So although you can write a complicated formula for calculating the result using only integer arithmetic, it will not give you different results for operands within the range you specified, and it will be harder to read and understand. So again, just use FP division.

0
chux - Reinstate Monica On

Key idea: quotient = x * c_power_of-2 / c_significand


When int is 32-bit or less:

Given c >= 1, finite float values c are all representable by some_integer/some_power_of_2 or some_integer/(1ul << n).

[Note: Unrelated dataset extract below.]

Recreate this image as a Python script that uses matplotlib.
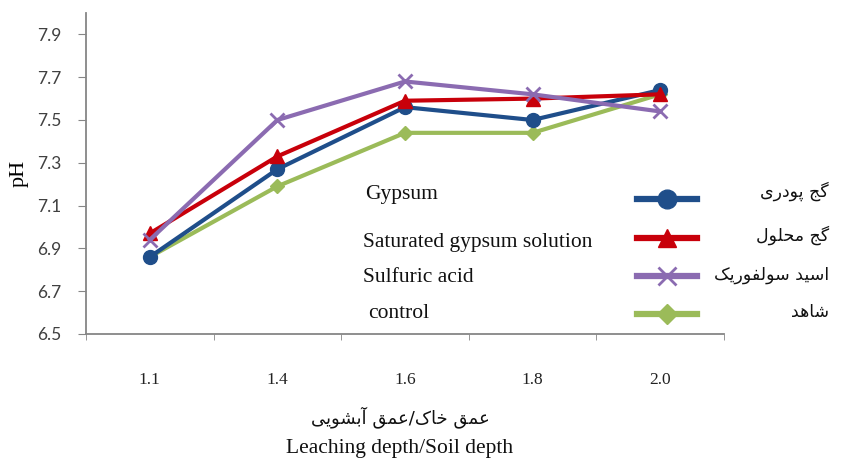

Review frexpf() to extract the fraction and exponent of c.

float c = ...;
int n;
float frac = frexpf(c, &n);
// Scale the fraction to an integer and adjust the exponent.
long long some_integer = frac * (1uLL << FLT_MANT_DIG);
n -= FLT_MANT_DIG;

If c is a constant, than let code use constants for n and some_integer.


Some sample code with tests.
Certainly not exhaustive, but a start.

#include <stdbool.h>
#include <stdint.h>
#include <assert.h>
#include <stdlib.h>
#include <float.h>
#include <math.h>
#include <stdio.h>

int int_div_float(int x, float y) {
  assert(x > 0);
  assert(y >= 1.0f);
  assert(x <= 0x7FFFFFFF);

  int y_expo;
  float y_frac = frexpf(y, &y_expo);
  y_expo -= FLT_MANT_DIG;
  y_frac *= 1uLL << FLT_MANT_DIG;
  assert(y_frac == (long long ) y_frac);
  long long y_frac_scaled = (long long) y_frac;
  if (y_expo <= 0) {
    long long x_wide = (long long) x << -y_expo;
    return (int) (x_wide / y_frac_scaled);
  }
  if (y_expo >= 32) {
    x = 0;
  } else {
    x >>= y_expo;
  }
  return (int) (x / y_frac_scaled);
}

bool int_div_float_test(int x, float y) {
  int q0 = (int) ((double) x / y);
  int q1 = int_div_float(x, y);
  if (q0 != q1) {
    printf("x:%10d y:%-15.9g q0:%10d  q1:%10d\n", x, y, q0, q1);
  }
  return q0 != q1;
}

int rand_int(void) {
  union {
    unsigned u;
    int i;
  } x = {0};
  for (unsigned i = 0; i < sizeof x; i++) {
    x.u <<= 8;
    x.u ^= (unsigned) rand();
  }
  return x.i;
}

float rand_float(void) {
  union {
    unsigned u;
    float f;
  } x = {0};
  for (unsigned i = 0; i < sizeof x; i++) {
    x.u <<= 8;
    x.u ^= (unsigned) rand();
  }
  return x.f;
}

unsigned int_div_float_tests(unsigned n) {
  unsigned error = 0;
  while (n-- > 0) {
    int x;
    do {
      x = rand_int();
    } while (x < 0);
    float y;
    do {
      y = rand_float();
    } while (!isfinite(y) || (y < 1.0f));
    error += int_div_float_test(x, y);
  }
  return error;
}

int main(void) {
  printf("Errors: %u\n", int_div_float_tests(100000*1000));
}

Output

Errors: 0